Esti Sheinberg uses a multi-disciplinary approach to present a theory for the recognition of musical language that implies irony, satire, parody, and grotesquerie. Her approach includes elements of literary theory and semiology rather than traditional music theory. One should have some familiarity with the Russian Formalist (literary theory) and a basic understanding of semiology prior to reading this book, however, any lacking should not deter you from delving in. Knowledge of traditional music theory is not very important to understand this book, but one should be familiar with the elements of music and musical topics (especially waltzes and marches!)
In each section, Sheinberg uses literary theories to define each type of rhetoric (irony, satire, etc.) Since the subject is Shostakovich's music, the Russian Formalist ideas of these terms are examined. Examples are given in literature and (visual) art before looking at music. Sheinberg then lists the musical elements that point towards ironic/satirical/etc. meaning and provides examples of each. The musical examples are not limited to Shostakovich, demonstrating that Sheinberg's theories can be applied to the hermeneutical analysis of any music.
The theory itself is based on "incongruities," that is, musical elements that are somehow out of place.

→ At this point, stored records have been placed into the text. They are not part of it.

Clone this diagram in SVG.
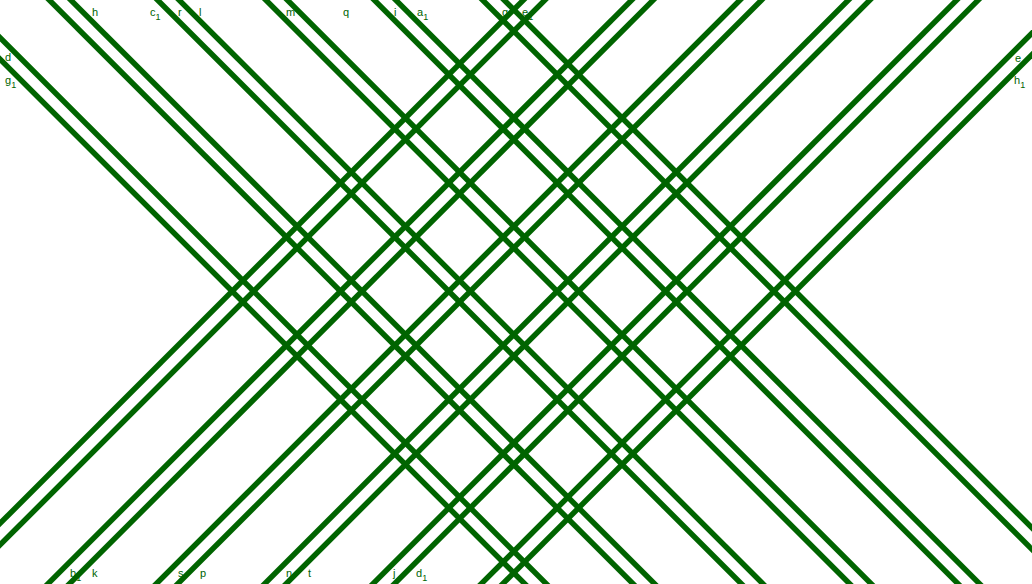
<svg xmlns="http://www.w3.org/2000/svg" width="1032" height="584" viewBox="0 0 1032 584">
<style>
.ln{stroke:#006400;stroke-width:5.5;fill:none}
.lb{font-family:"Liberation Sans",Arial,sans-serif;font-size:11px;fill:#006400}
.sb{font-size:9px}
</style>
<rect width="1032" height="584" fill="#ffffff"/>
<g id="labels" class="lb">
<text x="92" y="16">h</text>
<text x="150" y="16">c<tspan class="sb" dy="4">1</tspan></text>
<text x="178" y="16">r</text>
<text x="199" y="16">l</text>
<text x="286" y="16">m</text>
<text x="343" y="16">q</text>
<text x="394" y="16">i</text>
<text x="417" y="16">a<tspan class="sb" dy="4">1</tspan></text>
<text x="502" y="16">g</text>
<text x="522" y="16">e<tspan class="sb" dy="4">1</tspan></text>
<text x="5" y="61">d</text>
<text x="5" y="84">g<tspan class="sb" dy="4">1</tspan></text>
<text x="1015" y="62">e</text>
<text x="1014" y="84">h<tspan class="sb" dy="4">1</tspan></text>
<text x="70" y="577">b<tspan class="sb" dy="4">1</tspan></text>
<text x="92" y="577">k</text>
<text x="178" y="577">s</text>
<text x="200" y="577">p</text>
<text x="286" y="577">n</text>
<text x="308" y="577">t</text>
<text x="393" y="577">j</text>
<text x="416" y="577">d<tspan class="sb" dy="4">1</tspan></text>
</g>
<g id="connectors">
<line class="ln" x1="-79.05" y1="-20" x2="544.95" y2="604"/>
<line class="ln" x1="-57.55" y1="-20" x2="566.45" y2="604"/>
<line class="ln" x1="29.25" y1="-20" x2="653.25" y2="604"/>
<line class="ln" x1="50.75" y1="-20" x2="674.75" y2="604"/>
<line class="ln" x1="137.55" y1="-20" x2="761.55" y2="604"/>
<line class="ln" x1="159.05" y1="-20" x2="783.05" y2="604"/>
<line class="ln" x1="245.85" y1="-20" x2="869.85" y2="604"/>
<line class="ln" x1="267.35" y1="-20" x2="891.35" y2="604"/>
<line class="ln" x1="354.25" y1="-20" x2="978.25" y2="604"/>
<line class="ln" x1="375.75" y1="-20" x2="999.75" y2="604"/>
<line class="ln" x1="462.55" y1="-20" x2="1086.55" y2="604"/>
<line class="ln" x1="484.05" y1="-20" x2="1108.05" y2="604"/>
<line class="ln" x1="543.45" y1="-20" x2="-80.55" y2="604"/>
<line class="ln" x1="564.95" y1="-20" x2="-59.05" y2="604"/>
<line class="ln" x1="651.75" y1="-20" x2="27.75" y2="604"/>
<line class="ln" x1="673.25" y1="-20" x2="49.25" y2="604"/>
<line class="ln" x1="760.05" y1="-20" x2="136.05" y2="604"/>
<line class="ln" x1="781.55" y1="-20" x2="157.55" y2="604"/>
<line class="ln" x1="868.45" y1="-20" x2="244.45" y2="604"/>
<line class="ln" x1="889.95" y1="-20" x2="265.95" y2="604"/>
<line class="ln" x1="976.75" y1="-20" x2="352.75" y2="604"/>
<line class="ln" x1="998.25" y1="-20" x2="374.25" y2="604"/>
<line class="ln" x1="1085.05" y1="-20" x2="461.05" y2="604"/>
<line class="ln" x1="1106.55" y1="-20" x2="482.55" y2="604"/>
</g>
</svg>
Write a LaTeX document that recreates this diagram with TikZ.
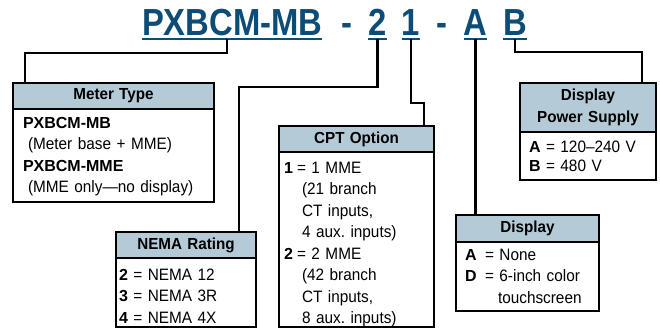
\documentclass[tikz,border=0pt]{standalone}
\usepackage{fontspec}
\setmainfont{Liberation Sans}
\newfontfamily\titlefamily{Liberation Sans}[FakeStretch=0.87]
\newfontfamily\hdrfamily{Liberation Sans}[FakeStretch=0.95]
\newfontfamily\bodyfamily{Liberation Sans}[FakeStretch=0.93]
\usetikzlibrary{positioning}

\definecolor{codeblue}{RGB}{14,76,120}
\definecolor{hdrblue}{RGB}{180,203,215}

\newcommand{\kw}[1]{{\normalfont\bfseries\fontsize{16bp}{21.5bp}\selectfont #1}}
\newcommand{\keyval}[3]{\makebox[#1][l]{\kw{#2}}= #3}

\begin{document}
\begin{tikzpicture}[
    x=1bp, y=-1bp,
    code part/.style={font=\titlefamily\bfseries\fontsize{37.7bp}{40bp}\selectfont, text=codeblue, inner xsep=0pt, inner ysep=3.5bp, text height=27bp, text depth=0pt, outer sep=0pt},
    underline/.style={codeblue, line width=2bp},
    header/.style={draw, line width=1.3bp, fill=hdrblue, inner sep=0pt, outer sep=0pt, align=center, minimum height=26bp, font=\hdrfamily\bfseries\fontsize{16bp}{22bp}\selectfont},
    body/.style={draw, line width=1.3bp, inner ysep=0pt, outer sep=0pt, align=left, font=\bodyfamily\fontsize{16.5bp}{21.5bp}\selectfont},
    link/.style={line width=2.2bp}
]
\useasboundingbox (0,0) rectangle (660,328);

% Catalog number
\node[code part, anchor=south west] (code) at (142,39) {PXBCM-MB};
\node[code part, right=19bp of code] (dash1) {-};
\node[code part, right=16bp of dash1] (two) {2};
\node[code part, right=15bp of two] (one) {1};
\node[code part, right=17bp of one] (dash2) {-};
\node[code part, right=16bp of dash2] (optA) {A};
\node[code part, right=16bp of optA] (optB) {B};
\foreach \n in {code,two,one,optA,optB}
    \draw[underline] (\n.south west) -- (\n.south east);

% Meter type
\node[header, anchor=north west, minimum width=201bp, text width=201bp] (mtype) at (13,83) {Meter Type};
\node[body, below=0pt of mtype, inner xsep=10bp, text width=181bp, text height=19bp, text depth=74bp] (mtypebody)
    {\kw{PXBCM-MB}\\\hspace*{5bp}(Meter base + MME)\\\kw{PXBCM-MME}\\\hspace*{5bp}(MME only—no display)};

% NEMA rating
\node[header, anchor=north west, minimum width=140bp, text width=140bp] (nema) at (116,232) {NEMA Rating};
\node[body, below=0pt of nema, inner xsep=3bp, text width=134bp, text height=22bp, text depth=47bp] (nemabody)
    {\kw{2} = NEMA 12\\\kw{3} = NEMA 3R\\\kw{4} = NEMA 4X};

% CPT option
\node[header, anchor=north west, minimum width=155bp, text width=155bp] (cpt) at (279,126) {CPT Option};
\node[body, below=0pt of cpt, inner xsep=5bp, text width=145bp, text height=21bp, text depth=154bp] (cptbody)
    {\keyval{13bp}{1}{1 MME}\\\hspace*{18bp}(21 branch\\\hspace*{18bp}CT inputs,\\\hspace*{18bp}4 aux.\ inputs)\\
     \keyval{13bp}{2}{2 MME}\\\hspace*{18bp}(42 branch\\\hspace*{18bp}CT inputs,\\\hspace*{18bp}8 aux.\ inputs)};

% Display
\node[header, anchor=north west, minimum width=143bp, text width=143bp, minimum height=27bp] (disp) at (456,215) {Display};
\node[body, below=0pt of disp, inner xsep=9bp, text width=125bp, text height=18bp, text depth=51bp] (dispbody)
    {\keyval{20bp}{A}{None}\\\keyval{20bp}{D}{6-inch color}\\\hspace*{33bp}touchscreen};

% Display power supply
\node[header, anchor=north west, minimum width=136bp, text width=136bp, minimum height=49bp] (power) at (520,83) {Display\\Power Supply};
\node[body, below=0pt of power, inner xsep=9bp, text width=118bp, text height=20bp, text depth=28bp,
      font=\bodyfamily\fontsize{16.5bp}{19bp}\selectfont] (powerbody)
    {\keyval{17bp}{A}{120–240 V}\\\keyval{17bp}{B}{480 V}};

% Leaders
\draw[link] ([xshift=-5bp]code.south) -- ++(0,14) -| ([xshift=12bp]mtype.north west);
\draw[link] (two.south) -- ++(0,48) -| ([xshift=-17bp]nema.north east);
\draw[link] (one.south) -- ++(0,64) -| ([xshift=-10bp]cpt.north east);
\draw[link] (optA.south) -- (optA.south |- disp.north);
\draw[link] (optB.south) -- ++(0,13) -| ([xshift=-14bp]power.north east);

\end{tikzpicture}
\end{document}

For example, a waltz played too fast or with a heavy bass, or excessive repetitons of simple patterns. When these types of things are recognized by the listener, the meaning of the original musical topic becomes altered, whether it be for any of the purposes in the title.
With regards to Shostakovich, most of the music the book is concerned with appears in his two operas, and some is in his instrumental music. Though there are some limits to the discussion in terms of volume of material examined, one could go on an apply the theory presented to more. A second weakness is that Sheinberg quotes from "Testimony" frequently, seemingly accepting it as true regardless of its questionable authenticity. To her credit, she does this in a different manner than the "Revisionist Camp" (e.g. MacDonald, Ho, Wilson) who seem to want to impoverish the value of Shostakovich's music by ascribing one purport (anti-Stalin/fascism art). This is clear when she writes: "I believe that Shostakovich is saying much more than that." (See page 318.)
I recommend this book to anyone interested in musical meaning. It is well worth reading!